Again, "I will begin by assuming god does not exist and that we are merely examining the concept of god."
This thread has never been an academic examination of concepts of god. From the very first post, it's been the assertion that even if God doesn't exist (and it was assumed rhetorically that he doesn't), it's still necessary that people believe that God exists (in the form of an omniscient observer), in order for their consciences to fully develop. Then you proceeded, at the bottom of your first post, to tell us that's why it's reasonable that good people should distrust and even discriminate against atheists, because by your lights atheists are people with stunted and disfunctional consciences.
So your insistence on ONE specific god is not generally representative. As this is a science forum and I have specified abstract concept, it should be obvious that the general theological attributes apply
Theology takes place within religious traditions, whose presuppositions theology typically takes as given and a-priori.
Your point would be stronger if it used the phrase 'philosophy of religion'. The philosophy of religion differs most noticeably from theology in that it doesn't grant priority to revelation. There's less emphasis on ensuring that the results of argument remain within the boundaries of orthodox religious tradition.
But here in the West, most of the concepts and presuppositions of the philosophy of religion are still derived from the Christian tradition, the culture in which the philosophy of religion developed. The philosophy of religion is still primarily concerned with the existence of the "Abrahamic" monotheistic 'God' figure. It examines the traditional 'theistic proofs', the 'problem of evil', and so on. So in real life the philosophy of religion still overlaps a great deal with philosophical theology. In particular, it's still assumed that 'God' has the kind of attributes that Christian tradition has given it.

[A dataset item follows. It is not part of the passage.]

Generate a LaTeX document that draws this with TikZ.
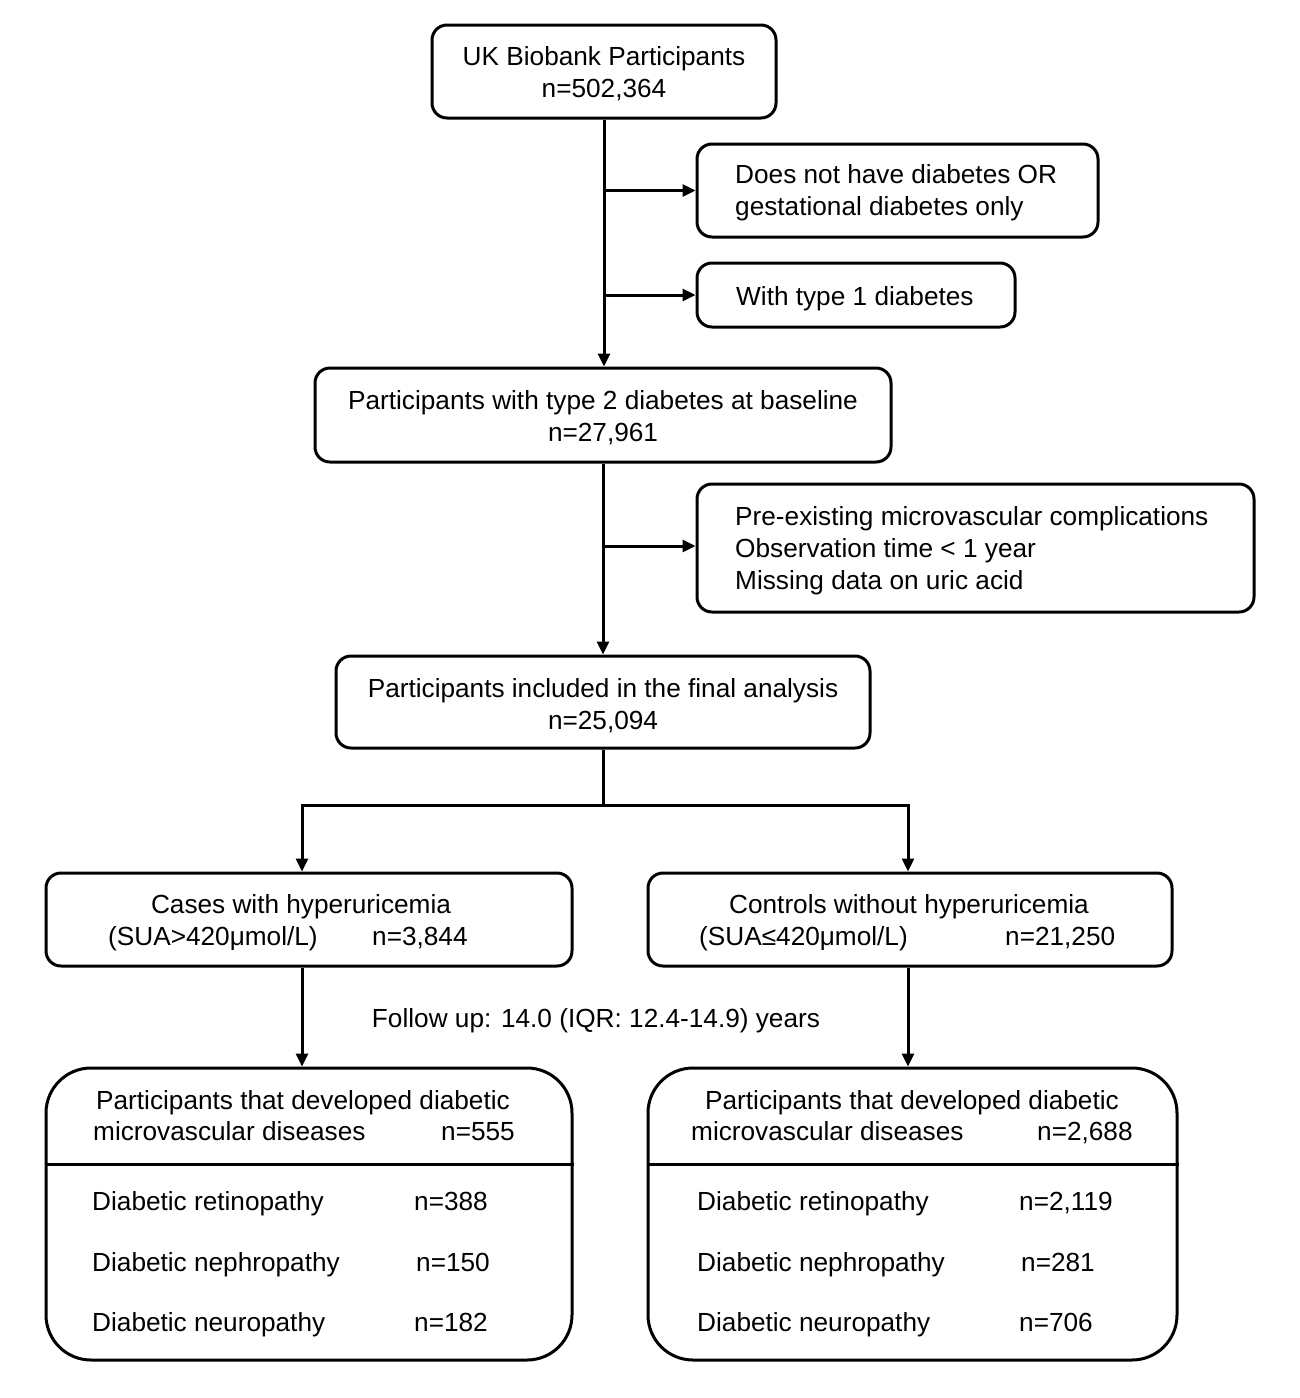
\documentclass[tikz,border=0pt]{standalone}
\usepackage{fontspec}
\setmainfont{Liberation Sans}
\usetikzlibrary{arrows.meta}
\begin{document}
\begin{tikzpicture}[x=1pt,y=-1pt,
  box/.style={draw, line width=3pt, rounded corners=15pt, inner sep=0pt},
  bigbox/.style={box, rounded corners=45pt},
  txt/.style={inner sep=0pt, anchor=base west, font=\fontsize{26.2}{32}\selectfont},
  ctxt/.style={txt, anchor=base},
  mtxt/.style={txt, anchor=center, align=center},
  ltxt/.style={txt, anchor=west, align=left},
  arr/.style={line width=3pt, -{Triangle[length=13pt,width=12pt]}},
  ln/.style={line width=3pt}]
\useasboundingbox (0,0) rectangle (1300,1398);
% boxes
\node[box, minimum width=344pt, minimum height=93pt] (top) at (604,71.5) {};
\node[mtxt] (topt) at (604,74) {UK Biobank Participants\\n=502,364};
\node[box, minimum width=401pt, minimum height=93pt] (ex1) at (897.5,190.5) {};
\node[ltxt] (ex1t) at (735,193) {Does not have diabetes OR\\gestational diabetes only};
\node[box, minimum width=318pt, minimum height=64pt] (ex2) at (856,295) {};
\node[txt] (ex2t) at (736,305) {With type 1 diabetes};
\node[box, minimum width=576pt, minimum height=94pt] (t2d) at (603,415) {};
\node[mtxt] (t2dt) at (603,418) {Participants with type 2 diabetes at baseline\\n=27,961};
\node[box, minimum width=557pt, minimum height=128pt] (ex3) at (975.5,548) {};
\node[ltxt] (ex3t) at (735,551) {Pre-existing microvascular complications\\Observation time < 1 year\\Missing data on uric acid};
\node[box, minimum width=534pt, minimum height=92pt] (final) at (603,702) {};
\node[mtxt] (finalt) at (603,706) {Participants included in the final analysis\\n=25,094};
% groups
\node[box, minimum width=526pt, minimum height=93pt] (cases) at (309,919.5) {};
\node[ctxt] (casesa) at (301,913) {Cases with hyperuricemia};
\node[txt] (casesb) at (108,945) {(SUA>420μmol/L)};
\node[txt] (casesc) at (372,945) {n=3,844};
\node[box, minimum width=524pt, minimum height=93pt] (controls) at (910,919.5) {};
\node[ctxt] (contra) at (909,913) {Controls without hyperuricemia};
\node[txt] (contrb) at (699,945) {(SUA≤420μmol/L)};
\node[txt] (contrc) at (1005,945) {n=21,250};
\node[txt, anchor=base] (fu) at (596,1027) {Follow up: 14.0 (IQR: 12.4-14.9) years};
% outcome boxes
\node[bigbox, minimum width=526pt, minimum height=292pt] (outL) at (309,1214) {};
\node[bigbox, minimum width=529pt, minimum height=292pt] (outR) at (912.5,1214) {};
\draw[ln] (outL.west |- 0,1164) -- (outL.east |- 0,1164);
\draw[ln] (outR.west |- 0,1164) -- (outR.east |- 0,1164);
\node[ctxt] (lh1) at (303,1109) {Participants that developed diabetic};
\node[txt] (lh2) at (93,1140) {microvascular diseases};
\node[txt] (lh3) at (441,1140) {n=555};
\node[txt] (l1) at (92,1210) {Diabetic retinopathy};
\node[txt] (l1n) at (414,1210) {n=388};
\node[txt] (l2) at (92,1271) {Diabetic nephropathy};
\node[txt] (l2n) at (416,1271) {n=150};
\node[txt] (l3) at (92,1331) {Diabetic neuropathy};
\node[txt] (l3n) at (414,1331) {n=182};
\node[ctxt] (rh1) at (912,1109) {Participants that developed diabetic};
\node[txt] (rh2) at (691,1140) {microvascular diseases};
\node[txt] (rh3) at (1037,1140) {n=2,688};
\node[txt] (r1) at (697,1210) {Diabetic retinopathy};
\node[txt] (r1n) at (1019,1210) {n=2,119};
\node[txt] (r2) at (697,1271) {Diabetic nephropathy};
\node[txt] (r2n) at (1021,1271) {n=281};
\node[txt] (r3) at (697,1331) {Diabetic neuropathy};
\node[txt] (r3n) at (1019,1331) {n=706};
% connectors
\coordinate (spL) at (302,805);
\coordinate (spR) at (908,805);
\draw[arr] (top.south) -- (top.south |- t2d.north);
\draw[arr] (top.south |- ex1.west) -- (ex1.west);
\draw[arr] (top.south |- ex2.west) -- (ex2.west);
\draw[arr] (t2d.south) -- (t2d.south |- final.north);
\draw[arr] (t2d.south |- 0,546) -- (ex3.west |- 0,546);
\draw[ln] (final.south) -- (final.south |- spL);
\draw[line width=3pt, {Triangle[length=13pt,width=12pt]}-{Triangle[length=13pt,width=12pt]}]
  (spL |- cases.north) -- (spL) -- (spR) -- (spR |- controls.north);
\draw[arr] (spL |- cases.south) -- (spL |- outL.north);
\draw[arr] (spR |- controls.south) -- (spR |- outR.north);
\end{tikzpicture}
\end{document}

It's only comparatively recently that the philosophy of religon has started expanding its scope to consider ideas derived from non-"Abrahamist" traditions and from other historical periods.
The fact that you apparently want to limit the discussion to a specifically Abrahamic god simply illustrates that your arguments cannot be applied to the general concept of god (you know, the one actually discussed in the OP).
In an earlier post, I pointed out that many cultures don't have omniscient gods. Gods often work at cross purposes and even trick each other. As I recall, your response was something to the effect that these were early prototypic god concepts that had yet to reach their full development. So you clearly have some paradigmatic image in your mind of what "the general concept of god" should ideally be. And that seems to be something along the lines of the "Abrahamic" idea, a single personalized monotheistic god with a bunch of "omni" attributes. The relevant one in this thread is omniscience.
If we look at religious ideas around the world, throughout history, things are more diverse than that. There's monotheism and polytheism in no end of different varieties. There are transcendent divinities and immanent divinities. There are personal divinities and impersonal divinities. God is thought to be knowable and god is thought to be unknowable. It's all over the map.
What we find is that mankind's ideas of divinities are relative to the religious traditions that generated them. We sometimes forget that, since both Islam and Christianity have spread the "Abrahamic" group of ideas all across the planet by colonialism and conquest. People sometimes assume that the "Abrahamic" version is the only one there is, or at least the best and most developed, the yard-stick that all other ideas of divinity are measured by.
The Bible was written by men, from the perspective of men, so god would tend to be anthropomorphized.
Anthropomorphism isn't just imagining God with arms and legs, occupying a human-like body. Imagining God as a subjective personality like ourselves, a being that's conscious, that knows, and forms judgements, is anthropomorphic too, only now the anthropomorphism is psychological instead of physical.